Conseils stratégiques et pratiques
Pascal Lièvre conclut sur l’approche développée pour les HRO par le chercheur Wildavsky en 1991 – mais qui peut s’étendre à bien des organisations actuelles : “ces organisations développent à la fois une stratégie d’anticipation et une stratégie de résilience. Avec l’anticipation, on tente de prévoir et de prévenir les dangers potentiels avant que les dommages ne soient causés. Avec la résilience, on développe une capacité à faire face aux dangers imprévus, une fois qu’ils se sont manifestés”. Faire face, et se transformer par la suite.
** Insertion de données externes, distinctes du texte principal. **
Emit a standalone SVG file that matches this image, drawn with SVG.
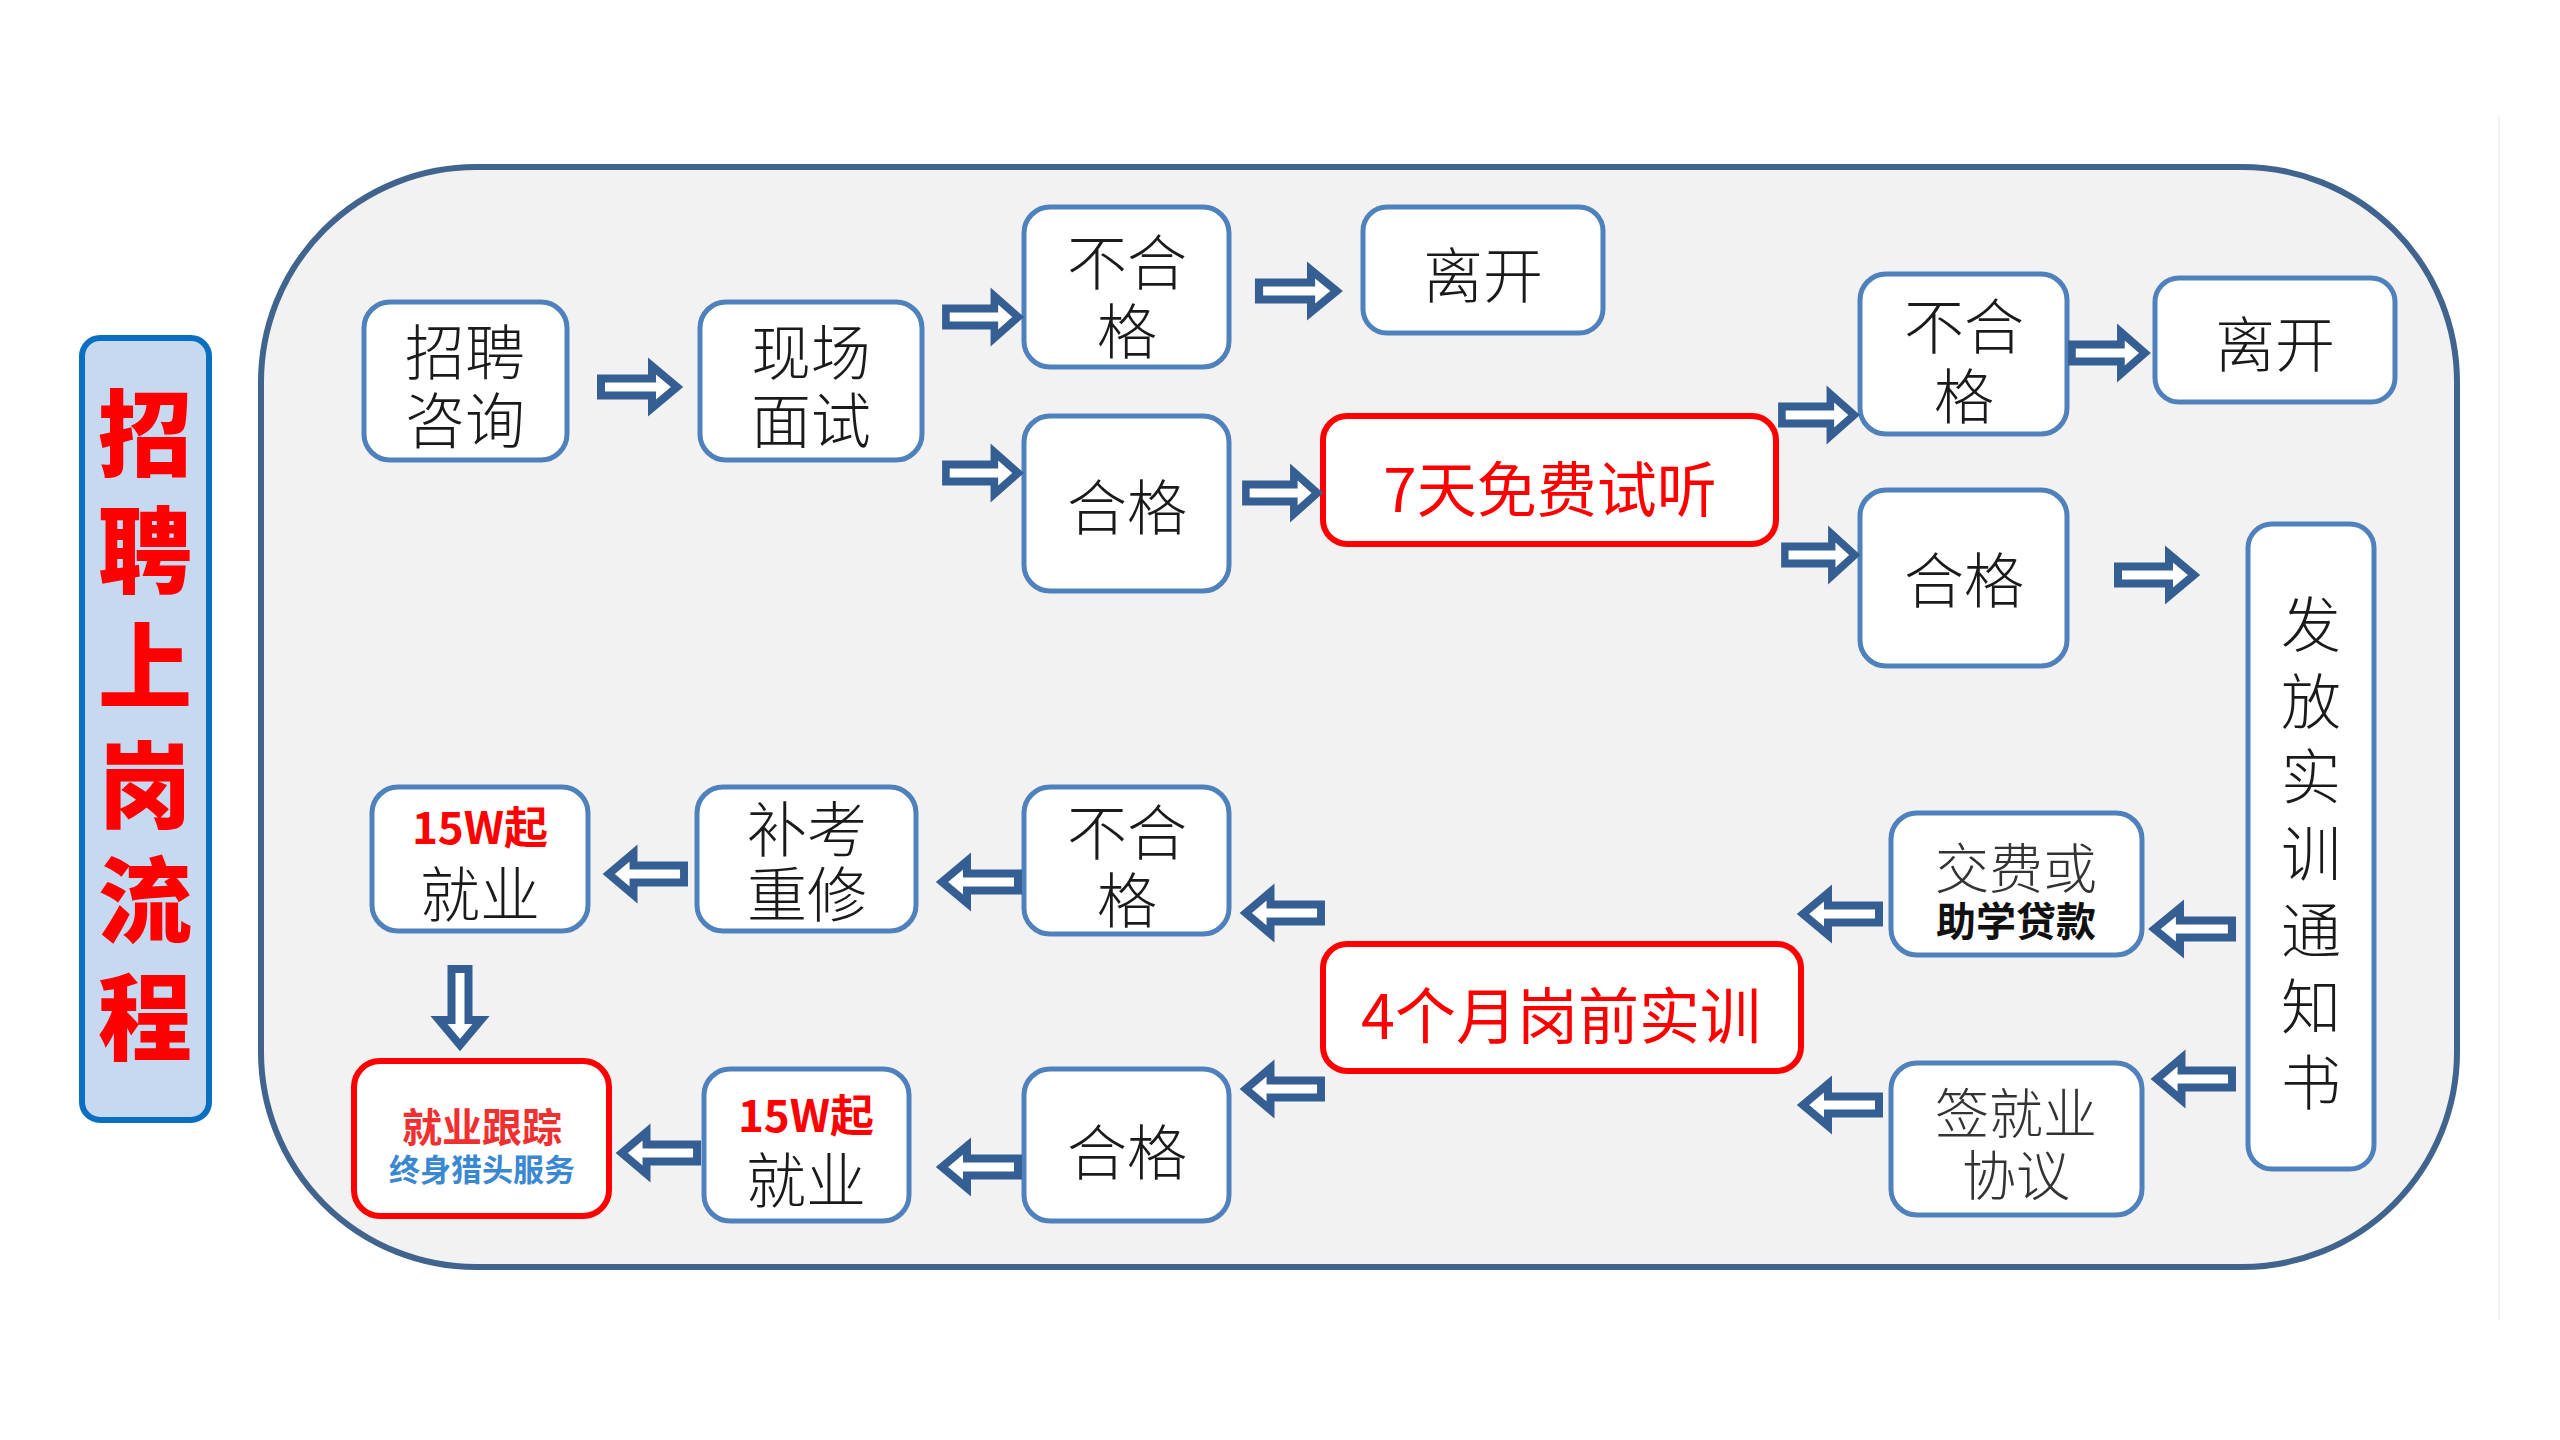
<svg xmlns="http://www.w3.org/2000/svg" width="2560" height="1440" viewBox="0 0 2560 1440">
<style>
.box{fill:#ffffff;stroke:#4f81bd;stroke-width:5}
.rbox{fill:#ffffff;stroke:#ff0000;stroke-width:6}
.t{font-family:"Noto Sans CJK SC","Noto Sans",sans-serif;font-size:60px;fill:#1a1a1a;text-anchor:middle;dominant-baseline:central;font-weight:300}
.rt{font-family:"Noto Sans CJK SC","Noto Sans",sans-serif;font-size:60px;fill:#ff0000;text-anchor:middle;dominant-baseline:central;font-weight:400}
.b{font-family:"Noto Sans CJK SC","Noto Sans",sans-serif;text-anchor:middle;dominant-baseline:central;font-weight:700}
.title{font-family:"Noto Sans CJK SC","Noto Sans",sans-serif;font-size:94px;fill:#ff0000;text-anchor:middle;dominant-baseline:central;font-weight:900}
.arr{fill:#ffffff;stroke:#355e93;stroke-width:8;stroke-linejoin:miter;stroke-miterlimit:6}
</style>
<defs>
<path id="a" class="arr" d="M2,-8.5 H53 V-21 L78,0 L53,21 V8.5 H2 Z"/>
</defs>
<rect x="0" y="0" width="2560" height="1440" fill="#ffffff"/>
<line x1="2499" y1="115" x2="2499" y2="1320" stroke="#f3f3f3" stroke-width="2"/>
<g id="container">
<rect x="261" y="167" width="2196" height="1100" rx="215" ry="215" fill="#f2f2f2" stroke="#41648f" stroke-width="6"/>
</g>
<g id="title">
<rect x="82" y="338" width="127" height="782" rx="18" ry="18" fill="#c6d9f0" stroke="#0a6fc2" stroke-width="6"/>
<text class="title" x="145" y="428">招</text>
<text class="title" x="145" y="545">聘</text>
<text class="title" x="145" y="661">上</text>
<text class="title" x="145" y="780">岗</text>
<text class="title" x="145" y="895">流</text>
<text class="title" x="145" y="1012">程</text>
</g>
<g id="n-zixun">
<rect class="box" x="364" y="302" width="203" height="158" rx="26"/>
<text class="t" x="465" y="348">招聘</text>
<text class="t" x="465" y="416">咨询</text>
</g>
<g id="n-mianshi">
<rect class="box" x="700" y="302" width="222" height="158" rx="26"/>
<text class="t" x="811" y="348">现场</text>
<text class="t" x="811" y="416">面试</text>
</g>
<g id="n-buhege1">
<rect class="box" x="1024" y="207" width="205" height="160" rx="26"/>
<text class="t" x="1127" y="258">不合</text>
<text class="t" x="1127" y="327">格</text>
</g>
<g id="n-likai1">
<rect class="box" x="1363" y="207" width="240" height="126" rx="24"/>
<text class="t" x="1483" y="271">离开</text>
</g>
<g id="n-hege1">
<rect class="box" x="1024" y="416" width="205" height="175" rx="26"/>
<text class="t" x="1127" y="503">合格</text>
</g>
<g id="n-shiting">
<rect class="rbox" x="1323" y="416" width="453" height="128" rx="24"/>
<text class="rt" x="1550" y="485">7天免费试听</text>
</g>
<g id="n-buhege2">
<rect class="box" x="1860" y="274" width="207" height="160" rx="26"/>
<text class="t" x="1964" y="322">不合</text>
<text class="t" x="1964" y="392">格</text>
</g>
<g id="n-likai2">
<rect class="box" x="2155" y="278" width="240" height="124" rx="24"/>
<text class="t" x="2275" y="340">离开</text>
</g>
<g id="n-hege2">
<rect class="box" x="1860" y="490" width="207" height="176" rx="26"/>
<text class="t" x="1964" y="576">合格</text>
</g>
<g id="n-tongzhi">
<rect class="box" x="2248" y="524" width="126" height="645" rx="24"/>
<text class="t" x="2311" y="620">发</text>
<text class="t" x="2311" y="697">放</text>
<text class="t" x="2311" y="772">实</text>
<text class="t" x="2311" y="849">训</text>
<text class="t" x="2311" y="926">通</text>
<text class="t" x="2311" y="1002">知</text>
<text class="t" x="2311" y="1078">书</text>
</g>
<g id="n-jiaofei">
<rect class="box" x="1891" y="813" width="251" height="142" rx="26"/>
<text class="t" x="2016" y="865" style="font-size:54px;fill:#333">交费或</text>
<text class="b" x="2016" y="919" style="font-size:40px;fill:#111">助学贷款</text>
</g>
<g id="n-xieyi">
<rect class="box" x="1891" y="1063" width="251" height="152" rx="26"/>
<text class="t" x="2016" y="1110" style="font-size:54px;fill:#333">签就业</text>
<text class="t" x="2016" y="1172" style="font-size:54px;fill:#333">协议</text>
</g>
<g id="n-shixun">
<rect class="rbox" x="1323" y="944" width="478" height="127" rx="24"/>
<text class="rt" x="1561" y="1012" style="font-size:61px">4个月岗前实训</text>
</g>
<g id="n-buhege3">
<rect class="box" x="1024" y="787" width="205" height="147" rx="26"/>
<text class="t" x="1127" y="828">不合</text>
<text class="t" x="1127" y="896">格</text>
</g>
<g id="n-hege3">
<rect class="box" x="1024" y="1069" width="205" height="152" rx="26"/>
<text class="t" x="1127" y="1148">合格</text>
</g>
<g id="n-bukao">
<rect class="box" x="697" y="787" width="219" height="144" rx="26"/>
<text class="t" x="807" y="825">补考</text>
<text class="t" x="807" y="890">重修</text>
</g>
<g id="n-jiuye1">
<rect class="box" x="372" y="787" width="216" height="144" rx="26"/>
<text class="b" x="480" y="825" style="font-size:44px;fill:#ff0000">15W起</text>
<text class="t" x="480" y="890">就业</text>
</g>
<g id="n-jiuye2">
<rect class="box" x="704" y="1069" width="205" height="152" rx="26"/>
<text class="b" x="806" y="1113" style="font-size:44px;fill:#ff0000">15W起</text>
<text class="t" x="806" y="1176">就业</text>
</g>
<g id="n-genzong">
<rect class="rbox" x="354" y="1061" width="255" height="155" rx="26"/>
<text class="b" x="482" y="1125" style="font-size:40px;fill:#f03030">就业跟踪</text>
<text class="b" x="482" y="1167" style="font-size:31px;fill:#3a88d2">终身猎头服务</text>
</g>
<g id="connectors">
<use href="#a" transform="translate(599,387)"/>
<use href="#a" transform="translate(944,317) scale(0.95,1)"/>
<use href="#a" transform="translate(944,473) scale(0.95,1)"/>
<use href="#a" transform="translate(1257,291) scale(1.02,1)"/>
<use href="#a" transform="translate(1244,493) scale(0.94,1)"/>
<use href="#a" transform="translate(1780,415) scale(0.95,1)"/>
<use href="#a" transform="translate(1783,555) scale(0.92,1)"/>
<use href="#a" transform="translate(2070,353) scale(0.96,1)"/>
<use href="#a" transform="translate(2116,575)"/>
<use href="#a" transform="translate(2234,929) scale(-1.02,1)"/>
<use href="#a" transform="translate(2234,1079) scale(-0.99,1)"/>
<use href="#a" transform="translate(1881,914) scale(-1,1)"/>
<use href="#a" transform="translate(1881,1105) scale(-1,1)"/>
<use href="#a" transform="translate(1323,913) scale(-0.99,1)"/>
<use href="#a" transform="translate(1323,1089) scale(-0.99,1)"/>
<use href="#a" transform="translate(1020,882) scale(-1,1)"/>
<use href="#a" transform="translate(686,874) scale(-0.99,1)"/>
<use href="#a" transform="translate(1020,1167) scale(-1,1)"/>
<use href="#a" transform="translate(699,1153) scale(-0.99,1)"/>
<use href="#a" transform="translate(460,967) rotate(90)"/>
</g>
</svg>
Quels “conseils” Pascal Lièvre donne-t-il aux organisations pour faire face à l’incertitude ? Clairement, celui de choisir le paradigme de la résilience à celui de la vulnérabilité. “Il faut une capacité dynamique, centrée sur l’incertitude et visant un niveau de performance organisationnelle dans des conditions difficiles.”, résume-t-il. “Cela rend l’organisation plus ingénieuse”, même s’il souligne la nécessité de bien définir cet adjectif. Pour cela, il est nécessaire de “construire du sens, pour que les acteurs humains aient un comportement adapté à la situation ; adopter un processus d’expansion des connaissances, car la cartographie progressive du connu permet de réduire l’inconnu ; enfin, il faut une ‘ambidextrie organisationnelle’, soit la capacité à planifier autant qu’à s’adapter, à exploiter autant qu’à explorer.”